(文・撮影=増渕由気子)
53kg級の1階級のみだが、今回の「希望郷いわて国体」から女子が採用され、第1回の女王に6月の全日本選抜選手権48kg級優勝の須崎優衣(千葉・JOCエリートアカデミー/安部学院高)が輝いた。決勝は、地元岩手からの出場で、6月の全日本選抜選手権55kg級優勝の菅原ひかり(岩手・種市高教)に第1ピリオド、鮮やかなテクニカルフォール勝ちを収めての優勝だった。
第1回目の大会は、ふたを開けてみたら北海道、広島以外の45都府県から48・53・55kg級の実質3階級の選手が集まった。
昨年55kg級世界選手権代表の木村安里(群馬・群馬大)を筆頭に、元51kg級世界選手権代表の宮原優(富山・東洋大)、53kg級全日本2位の入江ななみ(福岡・九州共立大)、元アジア選手権チャンピオンの岩群安奈(島根・アイシンAW)、元学生チャンピオンの田中亜里沙(京都・京都八幡高教)ら、カデット、ジュニア、シニアの強豪選手が垣根なく集り、軽量級で最強を決める大舞台が整った。
普段は見られないカードも連発されて見ごたえ十分。
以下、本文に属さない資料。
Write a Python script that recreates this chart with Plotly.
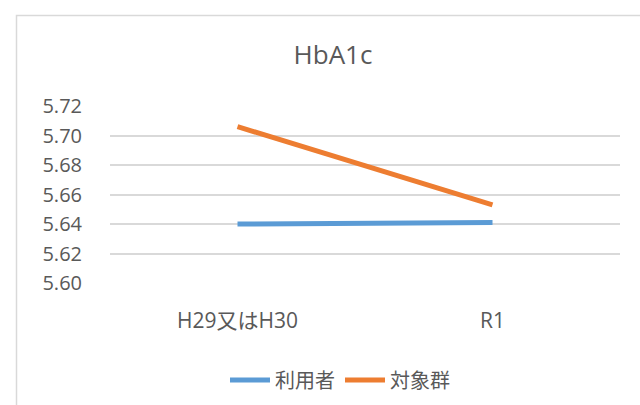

その中で須崎は、初戦で長沼美香(岐阜・岐阜工教)をテクニカルフォールで破ると、2回戦の永尾さくら(高知・高知東高)にフォール勝ち。3回戦で元アジア選手権女王の岩群、準決勝でJOCエリートアカデミーの先輩の宮原を相手に無失点の内容で快勝し、準決勝にコマを進めた。
準決勝は入江との対決。「苦戦することは分かっていたので、取られても取り返す練習もしてきました」。予想通り入江は強く、タックルで2点を失った。その時よぎったのが、昨年の全日本選手権の決勝で入江の姉、入江ゆき(自衛隊)に負けたことだ。「あの時と同じ取られ方でした。こんなことをしていてはダメ。あの悔しい思いは絶対にしたくない」と気合を入れ直し、第2ピリオドで逆転勝ちを収めた。
■全日本選抜チャンピオン同志の対戦に快勝して優勝
決勝戦は51kg級や55kg級で実績のある菅原と対戦。しかも菅原は地元・岩手県からの出場で、会場は「岩手がんばれ」の一色。須崎は完全アウエーの状況でマットに立った。
それでも、「接戦になる覚悟はできていたけれども、自分のペース闘うことができました」と実力を発揮。高速タックルからバックに回り込むと、ローリングで加点。その後も攻め続けて1ピリオドの終盤にテクニカルフォールで仕留めた。3階級の選手が入り混じった45人のトーナメント。その頂点に立ったのは、48kg級の須崎だった。
「国体のオファーがあり、53kg級だけれども出たいと思いました。強い相手もたくさんいて、正直不安な気持ちもあったけれども、一つ上の階級で勝つことができたら、世界の48kg級でも勝ちに行けると思うし、自分の力がどこまで通用するのか試したかった」。
ふだんと5kgもの差がある階級でも、「体重差は感じなかった」とさらりと振り返り、体重に関しては「自分のベストで闘うのが一番」と51kg程度に減量したほどだった。48kg級でも53kg級や55kg級をしのぐパワーを持っていることを見せつけた格好だ。
「次の天皇杯(全日本選手権=12月21~23日)はもっと厳しい闘いになる。もっともっと練習して強くなれるようになりたいです」。
リオデジャネイロ・オリンピックで若い力を見せつけた日本女子レスリング。金メダルを取った選手も、8月の試合はすでに過去の話。2020年東京に向けて、「金メダリスト」VS「若手」の闘いは、すでに始まっている。